¿Es conveniente implementar la gratuidad universal en la educación superior?
Una adecuada política pública requiere un diagnóstico preciso que permita identificar con claridad los problemas que se deben abordar, para luego diseñar los instrumentos idóneos.
En el caso de la educación superior chilena, la realidad es que más de 1.100.000 jóvenes estudian en alguna de las 162 instituciones y la mitad proviene de familias del 60% más pobre. Hoy existe un sistema de becas que abarca a esas familias y también créditos subsidiados por el Estado para los demás, por lo que nunca pagarán por ese concepto más del 10% de sus ingresos futuros.
Los desafíos que enfrenta nuestro sistema de educación superior dicen relación con la calidad, el acceso y la inclusión, todo en un marco de necesidades múltiples y recursos siempre limitados. Considerando esto, debe analizarse si una política de gratuidad universal como la propuesta por el gobierno se justifica, o bien si existen mejores instrumentos para lograr los objetivos deseados, sin perjudicar a los estudiantes ni afectar la diversidad de proyectos educativos.
Una política de gratuidad universal no resolverá el desigual acceso a la educación superior, según nivel socioeconómico y, paradojalmente, financiará la educación a miles de estudiantes que pueden pagarla. Se trata de una política regresiva en la que se destinan cuantiosos recursos fiscales para financiar tanto a los estudiantes que necesitan la ayuda, como a los de mayores ingresos, dejando de cubrir otras necesidades más urgentes. Refuerza lo anterior el hecho que Chile es el tercer país de la OCDE con menor gasto por alumno en educación básica y media, y, por el contrario, está entre los que más destinan a educación superior respecto de cada peso invertido en educación escolar.
Tan grave como la mala focalización del gasto fiscal es el hecho que la gratuidad universal limitará las posibilidades de elección de los estudiantes de menores ingresos. Lo anterior porque ésta solo podrá hacerse efectiva en las instituciones que suscriban convenios con el Estado, quedando como mecanismo exclusivo de ayuda estudiantil estatal, terminando con las becas y créditos que hoy se entregan y que dan libertad de elección a los estudiantes y sus familias.
Mientras los jóvenes de mayores recursos podrán escoger entre todas las instituciones existentes, los de menores ingresos sólo podrán optar entre un grupo específico de instituciones.
En vez de generar mayor acceso, la política de gratuidad lo restringe y además, corre el riesgo de ser un desarticulador del tejido social, ya que los estudiantes más pobres no podrán optar por las universidades que no suscriban el convenio.

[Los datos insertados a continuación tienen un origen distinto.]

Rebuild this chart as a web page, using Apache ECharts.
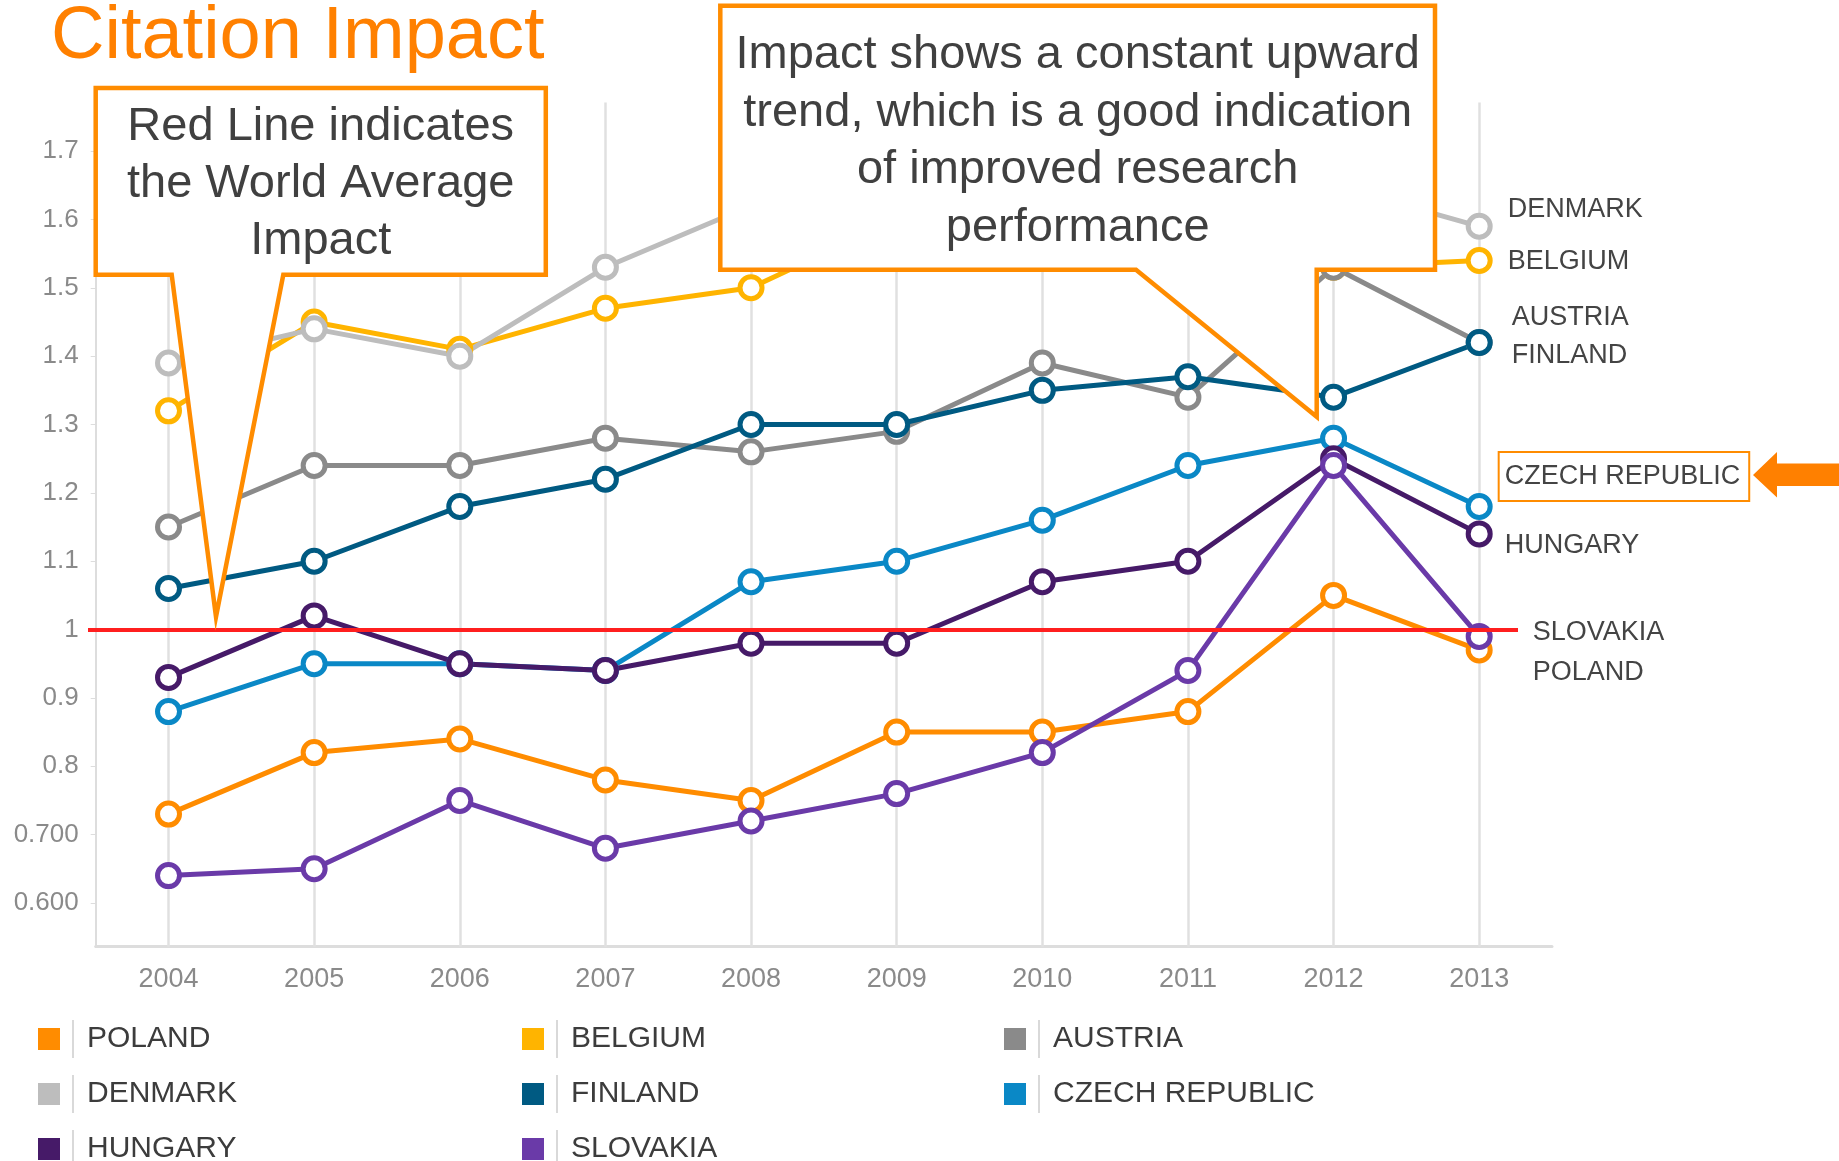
<!DOCTYPE html>
<html>
<head>
<meta charset="utf-8">
<title>Citation Impact</title>
<script src="https://cdn.jsdelivr.net/npm/echarts@6/dist/echarts.min.js"></script>
<style>
  html, body { margin: 0; padding: 0; background: #fff; }
  #chart { width: 1839px; height: 1161px; }
</style>
</head>
<body>
<div id="chart"></div>
<script>
// data
const years = ['2004', '2005', '2006', '2007', '2008', '2009', '2010', '2011', '2012', '2013']

const poland   = [0.73, 0.82, 0.84, 0.78, 0.75, 0.85, 0.85, 0.88, 1.05, 0.97]
const belgium  = [1.32, 1.45, 1.41, 1.47, 1.50, 1.60, 1.58, 1.56, 1.53, 1.54]
const austria  = [1.15, 1.24, 1.24, 1.28, 1.26, 1.29, 1.39, 1.34, 1.53, 1.42]
const denmark  = [1.39, 1.44, 1.40, 1.53, 1.62, 1.63, 1.64, 1.66, 1.65, 1.59]
const finland  = [1.06, 1.10, 1.18, 1.22, 1.30, 1.30, 1.35, 1.37, 1.34, 1.42]
const czech    = [0.88, 0.95, 0.95, 0.94, 1.07, 1.10, 1.16, 1.24, 1.28, 1.18]
const hungary  = [0.93, 1.02, 0.95, 0.94, 0.98, 0.98, 1.07, 1.10, 1.25, 1.14]
const slovakia = [0.64, 0.65, 0.75, 0.68, 0.72, 0.76, 0.82, 0.94, 1.24, 0.99]

const worldAverage = 1

const yTickValues = [0.6, 0.7, 0.8, 0.9, 1, 1.1, 1.2, 1.3, 1.4, 1.5, 1.6, 1.7]
const yTickLabels = ['0.600', '0.700', '0.8', '0.9', '1', '1.1', '1.2', '1.3', '1.4', '1.5', '1.6', '1.7']

// series in drawing order (later ones on top)
const countries = [
  { name: 'POLAND', values: poland, color: '#ff8c00' },
  { name: 'BELGIUM', values: belgium, color: '#ffb400' },
  { name: 'AUSTRIA', values: austria, color: '#8a8a8a' },
  { name: 'DENMARK', values: denmark, color: '#bdbdbd' },
  { name: 'FINLAND', values: finland, color: '#005a82' },
  { name: 'CZECH REPUBLIC', values: czech, color: '#0a88c6' },
  { name: 'HUNGARY', values: hungary, color: '#461a68' },
  { name: 'SLOVAKIA', values: slovakia, color: '#6a3aa8' }
]

// where the end-of-line names sit relative to the last point
const endLabelShift = {
  'DENMARK': [10, -17],
  'BELGIUM': [10, 1],
  'AUSTRIA': [14, -25],
  'FINLAND': [14, 13],
  'CZECH REPUBLIC': [1, -30],
  'HUNGARY': [7, 12],
  'SLOVAKIA': [35, -4],
  'POLAND': [35, 22]
}

const legendColumns = [
  ['POLAND', 'DENMARK', 'HUNGARY'],
  ['BELGIUM', 'FINLAND', 'SLOVAKIA'],
  ['AUSTRIA', 'CZECH REPUBLIC']
]
const legendLeft = [38, 522, 1004]

const FONT = '"Liberation Sans", Arial, sans-serif'
const ORANGE = '#ff8c00'

function colorOf(name) {
  return countries.find((c) => c.name === name).color
}

function createSeries() {
  let series = []
  countries.forEach((c, i) => {
    const last = c.values.length - 1
    let label = {
      show: true,
      position: 'right',
      distance: 5,
      offset: endLabelShift[c.name],
      formatter: c.name,
      fontSize: 27,
      fontFamily: FONT,
      color: '#444'
    }
    if (c.name === 'CZECH REPUBLIC') {
      label.borderColor = ORANGE
      label.borderWidth = 2
      label.padding = [10, 9, 9, 6]
      label.lineHeight = 30
    }
    let s = {
      name: c.name,
      type: 'line',
      z: 2,
      symbol: 'circle',
      symbolSize: 22,
      showAllSymbol: true,
      itemStyle: { color: '#fff', borderColor: c.color, borderWidth: 5 },
      lineStyle: { color: c.color, width: 5 },
      emphasis: { disabled: true },
      data: c.values.map((v, j) => (j === last ? { value: v, label: label } : v))
    }
    if (i === 0) {
      // vertical guide lines at each year
      s.markLine = {
        silent: true,
        z: 1,
        symbol: ['none', 'none'],
        label: { show: false },
        lineStyle: { color: '#e0e0e0', width: 2.5, type: 'solid' },
        data: years.map((y) => ({ xAxis: y }))
      }
    }
    if (i === countries.length - 1) {
      // world average line, a bit wider than the plot on the left, short of it on the right
      s.markLine = {
        silent: true,
        z: 10,
        symbol: ['none', 'none'],
        label: { show: false },
        lineStyle: { color: '#ff1f1f', width: 4, type: 'solid' },
        data: [[{ yAxis: worldAverage, x: 88 }, { yAxis: worldAverage, x: 1518 }]]
      }
    }
    series.push(s)
  })
  return series
}

function createLegends() {
  return legendColumns.map((names, i) => ({
    orient: 'vertical',
    left: legendLeft[i],
    top: 1020,
    height: 200,
    padding: 0,
    itemWidth: 22,
    itemHeight: 22,
    itemGap: 17,
    icon: 'rect',
    selectedMode: false,
    itemStyle: { borderWidth: 0 },
    data: names.map((n) => ({ name: n, itemStyle: { color: colorOf(n), borderWidth: 0 } })),
    formatter: (name) => '{g|}{s|}{t|' + name + '}',
    textStyle: {
      rich: {
        g: { width: 7, height: 38 },
        s: { width: 2, height: 38, backgroundColor: '#d9d9d9' },
        t: { fontSize: 30, lineHeight: 38, fontFamily: FONT, color: '#3c3c3c', padding: [0, 0, 0, 13] }
      }
    }
  }))
}

function createGraphics() {
  return [
    {
      type: 'text',
      z: 100,
      x: 51,
      y: 37.5,
      style: {
        text: 'Citation Impact',
        font: '74px ' + FONT,
        fill: '#ff8000',
        textAlign: 'left',
        textVerticalAlign: 'middle',
        align: 'left',
        verticalAlign: 'middle'
      }
    },
    {
      type: 'polygon',
      z: 100,
      shape: {
        points: [[95.7, 88], [545.8, 88], [545.8, 274.8], [283.3, 274.8], [216, 616.7], [171.7, 274.8], [95.7, 274.8]]
      },
      style: { fill: '#fff', stroke: ORANGE, lineWidth: 4.5, lineJoin: 'miter', miterLimit: 20 }
    },
    {
      type: 'text',
      z: 101,
      x: 320.7,
      y: 184,
      style: {
        text: 'Red Line indicates\nthe World Average\nImpact',
        font: '47px ' + FONT,
        lineHeight: 57,
        fill: '#404040',
        textAlign: 'center',
        textVerticalAlign: 'middle',
        align: 'center',
        verticalAlign: 'middle'
      }
    },
    {
      type: 'polygon',
      z: 100,
      shape: {
        points: [[720.3, 5.7], [1435, 5.7], [1435, 269.8], [1316.7, 269.8], [1316.7, 416.7], [1136, 269.8], [720.3, 269.8]]
      },
      style: { fill: '#fff', stroke: ORANGE, lineWidth: 4.5, lineJoin: 'miter', miterLimit: 20 }
    },
    {
      type: 'text',
      z: 101,
      x: 1077.7,
      y: 141.6,
      style: {
        text: 'Impact shows a constant upward\ntrend, which is a good indication\nof improved research\nperformance',
        font: '47px ' + FONT,
        lineHeight: 57.4,
        fill: '#404040',
        textAlign: 'center',
        textVerticalAlign: 'middle',
        align: 'center',
        verticalAlign: 'middle'
      }
    },
    {
      // arrow pointing at the czech label
      type: 'polygon',
      z: 100,
      shape: {
        points: [[1753, 475], [1777, 452], [1777, 463.5], [1839, 463.5], [1839, 486], [1777, 486], [1777, 497.5]]
      },
      style: { fill: '#ff8000' }
    }
  ]
}

const chart = echarts.init(document.getElementById('chart'))

chart.setOption({
  animation: false,
  backgroundColor: '#fff',
  textStyle: { fontFamily: FONT },
  grid: {
    left: 95.7,
    right: 287,
    top: 102.6,
    bottom: 214.3,
    containLabel: false,
    outerBoundsMode: 'none'
  },
  legend: createLegends(),
  xAxis: {
    type: 'category',
    boundaryGap: true,
    data: years,
    axisLine: { show: true, lineStyle: { color: '#dddddd', width: 3 } },
    axisTick: { show: false },
    splitLine: { show: false },
    axisLabel: { fontSize: 27, color: '#8a8a8a', margin: 19, fontFamily: FONT }
  },
  yAxis: {
    type: 'value',
    min: 0.536,
    max: 1.771,
    axisLine: { show: true, lineStyle: { color: '#dddddd', width: 2 } },
    axisTick: { show: true, customValues: yTickValues, length: 5, lineStyle: { color: '#dddddd' } },
    splitLine: { show: false },
    axisLabel: {
      customValues: yTickValues,
      fontSize: 26,
      color: '#8a8a8a',
      margin: 17,
      fontFamily: FONT,
      formatter: (v) => {
        const i = yTickValues.findIndex((t) => Math.abs(t - v) < 1e-6)
        return i >= 0 ? yTickLabels[i] : ''
      }
    }
  },
  series: createSeries(),
  graphic: { elements: createGraphics() }
})
</script>
</body>
</html>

Así, habrá universidades a las que sólo podrán acceder los alumnos de mayores ingresos, por lo que esta política pública tendrá como consecuencia no deseada un mucho mayor nivel de segregación que el que existe hoy.
La gratuidad implica, adicionalmente, una fijación de aranceles por parte del Ministerio de Educación, lo que podría llevar a una «universidad modelo» contraria a la necesaria diversidad del sistema, determinando por esa vía las características de cada proyecto y limitando sus posibilidades de adecuarse a los requerimientos de los estudiantes y del país. Esa fijación de aranceles afectará también la investigación que hoy muchas instituciones privadas financian con sus aranceles, por lo que podría verse seriamente afectado el nivel de investigación del país.
La gratuidad universal en la educación superior -que haría que los impuestos de todos los chilenos pagaran por la educación de los más ricos- parece la respuesta a una consigna política y no una política pública derivada de una propuesta intelectual rigurosa para enfrentar los desafíos de ese sector.